Google is a popular target for this kind of request because almost everyone uses Google products in one way or another. Google’s Android controls a majority of the smartphone market, and even most users who run iPhones use apps like Google Maps and Gmail. Moreover, Google frequently has GPS data that places a user’s phone to within a few meters—much more accurate than the tower location data law enforcement can get from wireless providers.

And these dragnet searches can capture a lot of data. In one case last year, Google was required to hand over information about almost 1,500 users to federal investigators working on a Wisconsin arson case.

If the Chicago ruling is upheld on appeal, it could place new limits on broad government data requests. That would force governments to be more discriminating when they ask Google or other technology and wireless companies for data about their customers’ locations.

The case of the stolen drugs

Officials in the Greater Chicago area were investigating a case in which stolen pharmaceuticals were sold on the black market. Investigators believed that the culprit stole the pharmaceuticals from one location—perhaps a drug store or medical clinic—then traveled to a second location—perhaps a FedEx or UPS store—to ship them to customers.

To help them identify the suspect, investigators asked Google for data about every smartphone that was near these two locations during particular 45-minute windows of time—one window at the first location and two other windows on different days at the second location.

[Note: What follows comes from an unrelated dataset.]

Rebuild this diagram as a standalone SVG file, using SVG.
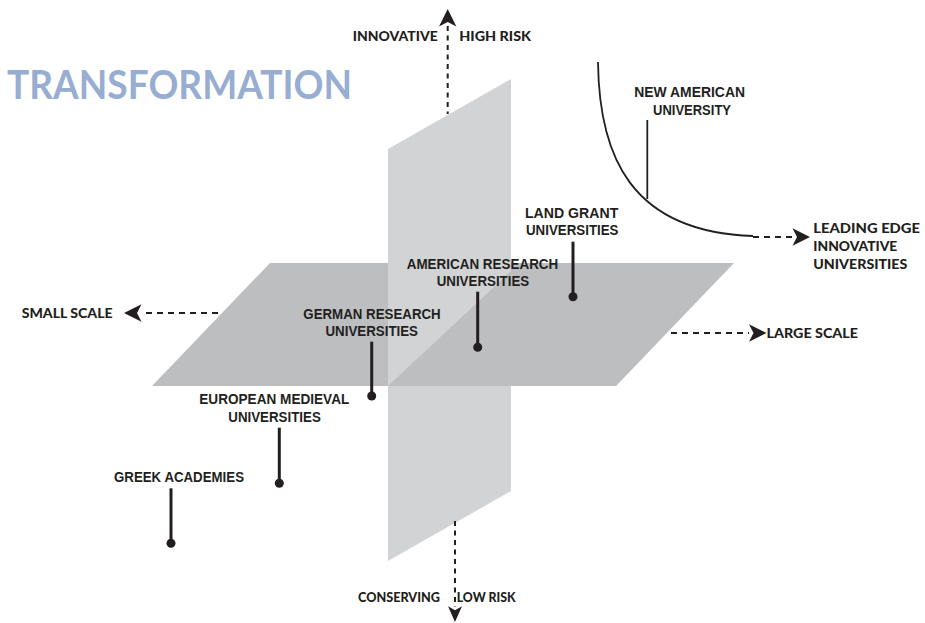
<svg xmlns="http://www.w3.org/2000/svg" width="925" height="623" viewBox="0 0 925 623">
<style>
.lbl{font-family:"Liberation Sans",Arial,sans-serif;font-weight:bold;font-size:14px;fill:#231f20}
.ax{font-family:Lato,"Liberation Sans",sans-serif;font-weight:900;font-size:13px;fill:#231f20}
.title{font-family:Lato,"Liberation Sans",sans-serif;font-weight:bold;font-size:41px;fill:#97add1}
.lead{stroke:#231f20;stroke-width:3;fill:none}
.thin{stroke:#231f20;stroke-width:1.8;fill:none}
.dot{fill:#231f20}
.dv{stroke:#231f20;stroke-width:2;fill:none;stroke-dasharray:5 4.5}
.dh{stroke:#231f20;stroke-width:2;fill:none;stroke-dasharray:6 5}
.ah{fill:#231f20}
</style>
<defs>
<path id="ah" d="M0,0 L-17.5,-8.7 L-13,0 L-17.5,8.7 Z"/>
</defs>
<rect width="925" height="623" fill="#ffffff"/>
<g id="planes">
<polygon points="270,263 734,263 616,386 152,386" fill="#bcbec0"/>
<polygon points="388,149 511,79 511,491 388,561" fill="#d1d3d4"/>
<polygon points="388,386 511,271 511,386" fill="#bcbec0"/>
</g>
<text id="title" class="title" x="7" y="99" textLength="345" lengthAdjust="spacingAndGlyphs">TRANSFORMATION</text>
<g id="connectors">
<line class="dv" x1="447.7" y1="26" x2="447.7" y2="114"/>
<use href="#ah" class="ah" transform="translate(447.7,9) rotate(-90)"/>
<line class="dv" x1="455" y1="521" x2="455" y2="607"/>
<use href="#ah" class="ah" transform="translate(455,622) rotate(90) scale(0.9,0.8)"/>
<line class="dh" x1="218" y1="313" x2="142" y2="313"/>
<use href="#ah" class="ah" transform="translate(124,313) rotate(180)"/>
<line class="dh" x1="671" y1="333" x2="749" y2="333"/>
<use href="#ah" class="ah" transform="translate(766.5,333)"/>
<path class="thin" d="M598,62 C599,155 630,232 753,236"/>
<line class="dh" x1="753" y1="237" x2="795" y2="237"/>
<use href="#ah" class="ah" transform="translate(810,237)"/>
</g>
<g id="axis-innovative"><text class="ax" x="352.7" y="40.5" textLength="85" lengthAdjust="spacingAndGlyphs">INNOVATIVE</text></g>
<g id="axis-high-risk"><text class="ax" x="459.3" y="40.5" textLength="71.7" lengthAdjust="spacingAndGlyphs">HIGH RISK</text></g>
<g id="axis-conserving"><text class="ax" x="358" y="601.5" textLength="82" lengthAdjust="spacingAndGlyphs">CONSERVING</text></g>
<g id="axis-low-risk"><text class="ax" x="456.7" y="601.5" textLength="59" lengthAdjust="spacingAndGlyphs">LOW RISK</text></g>
<g id="axis-small-scale"><text class="ax" x="21.7" y="318" textLength="91" lengthAdjust="spacingAndGlyphs">SMALL SCALE</text></g>
<g id="axis-large-scale"><text class="ax" x="766.5" y="338" textLength="91.5" lengthAdjust="spacingAndGlyphs">LARGE SCALE</text></g>
<g id="axis-leading-edge">
<text class="ax" style="font-size:14px" x="813.3" y="232.5" textLength="106.7" lengthAdjust="spacingAndGlyphs">LEADING EDGE</text>
<text class="ax" style="font-size:14px" x="813.3" y="250.5" textLength="84" lengthAdjust="spacingAndGlyphs">INNOVATIVE</text>
<text class="ax" style="font-size:14px" x="813.3" y="268.5" textLength="94" lengthAdjust="spacingAndGlyphs">UNIVERSITIES</text>
</g>
<g id="node-new-american">
<text class="lbl" x="634.3" y="96.5" textLength="110.7" lengthAdjust="spacingAndGlyphs">NEW AMERICAN</text>
<text class="lbl" x="653" y="115" textLength="78" lengthAdjust="spacingAndGlyphs">UNIVERSITY</text>
<line class="thin" x1="647.3" y1="120" x2="647.3" y2="199"/>
</g>
<g id="node-land-grant">
<text class="lbl" x="525" y="218.3" textLength="93.3" lengthAdjust="spacingAndGlyphs">LAND GRANT</text>
<text class="lbl" x="526" y="235" textLength="92.5" lengthAdjust="spacingAndGlyphs">UNIVERSITIES</text>
<line class="lead" x1="573" y1="241.7" x2="573" y2="296.7"/>
<circle class="dot" cx="573" cy="296.7" r="4.5"/>
</g>
<g id="node-american-research">
<text class="lbl" x="406.7" y="269" textLength="151.6" lengthAdjust="spacingAndGlyphs">AMERICAN RESEARCH</text>
<text class="lbl" x="436.7" y="286" textLength="92.5" lengthAdjust="spacingAndGlyphs">UNIVERSITIES</text>
<line class="lead" x1="477.7" y1="291.7" x2="477.7" y2="347.3"/>
<circle class="dot" cx="477.7" cy="347.3" r="4.5"/>
</g>
<g id="node-german-research">
<text class="lbl" x="303.3" y="318.5" textLength="137.4" lengthAdjust="spacingAndGlyphs">GERMAN RESEARCH</text>
<text class="lbl" x="325.5" y="336" textLength="92.5" lengthAdjust="spacingAndGlyphs">UNIVERSITIES</text>
<line class="lead" x1="371.7" y1="341.7" x2="371.7" y2="396"/>
<circle class="dot" cx="371.7" cy="396" r="4.5"/>
</g>
<g id="node-european-medieval">
<text class="lbl" x="199.3" y="403.7" textLength="150" lengthAdjust="spacingAndGlyphs">EUROPEAN MEDIEVAL</text>
<text class="lbl" x="228.3" y="421.5" textLength="92.5" lengthAdjust="spacingAndGlyphs">UNIVERSITIES</text>
<line class="lead" x1="279.3" y1="427.7" x2="279.3" y2="483.3"/>
<circle class="dot" cx="279.3" cy="483.3" r="4.5"/>
</g>
<g id="node-greek-academies">
<text class="lbl" x="114" y="481.5" textLength="130" lengthAdjust="spacingAndGlyphs">GREEK ACADEMIES</text>
<line class="lead" x1="171" y1="488.3" x2="171" y2="543.3"/>
<circle class="dot" cx="171" cy="543.3" r="4.5"/>
</g>
</svg>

Initially, the government asked for all cell phones that had been within 100 meters of each establishment. When that application was rejected as too broad, the government narrowed its request to compact polygons right around the buildings. In its third request, the government agreed not to ask for names or other identifying information, instead getting the data in anonymized form with a unique identifier for each device.

The courts rejected all three requests, concluding that none of them complied with the Fourth Amendment’s requirement that warrants particularly describe “the persons or things to be seized.” The first location was in a busy commercial corridor, so the 100-meter radius of the first proposed search could have easily included dozens or even hundreds of smartphones owned by innocent bystanders.

Even after the government narrowed its search to the footprint of a single building and its parking lot, the courts pointed out that the search included a multistory building with apartments on the upper floors. So a significant number of innocent people in those apartments—as well as pedestrians and motorists who pass by the store—are likely to be included in Google’s data dump.

“All persons” warrants are unconstitutional

In last week’s ruling rejecting the government’s third request, Magistrate Judge Gabriel Fuentes noted that the courts have long rejected “all person” warrants that allow searches of everyone in a particular location. For example, if the police get a warrant to search a bar, that doesn’t give them the right to search patrons who might happen to be at the bar at the time the search is performed.

Fuentes concluded that, to justify this kind of a geofence search, the government needs to show that everyone in the geofenced area is likely to be involved in a crime—not merely that one or a few people are.

But this remains an open area of law. The rulings in the Chicago case were made by magistrate judges whose rulings can be overturned by regular trial court judges. It’s not clear if a trial court judge still needs to sign off on the ruling. And if the ruling is upheld at the trial court level, the government may be able to appeal the rejection to a trial judge—and then to appellate courts.

But if the rulings stand, they could throw other common law enforcement practices into doubt. For example, police sometimes ask cell phone providers to perform a “tower dump” to identify everyone using a particular cell phone tower at the time a crime occurred. A cell phone tower can reach significantly farther than 100 meters, so in principle it can reach more people. On the other hand, tower-based location data is less precise than GPS data, so courts might view this as a less serious intrusion into privacy. We can expect the exact contours of location privacy to be litigated for years to come.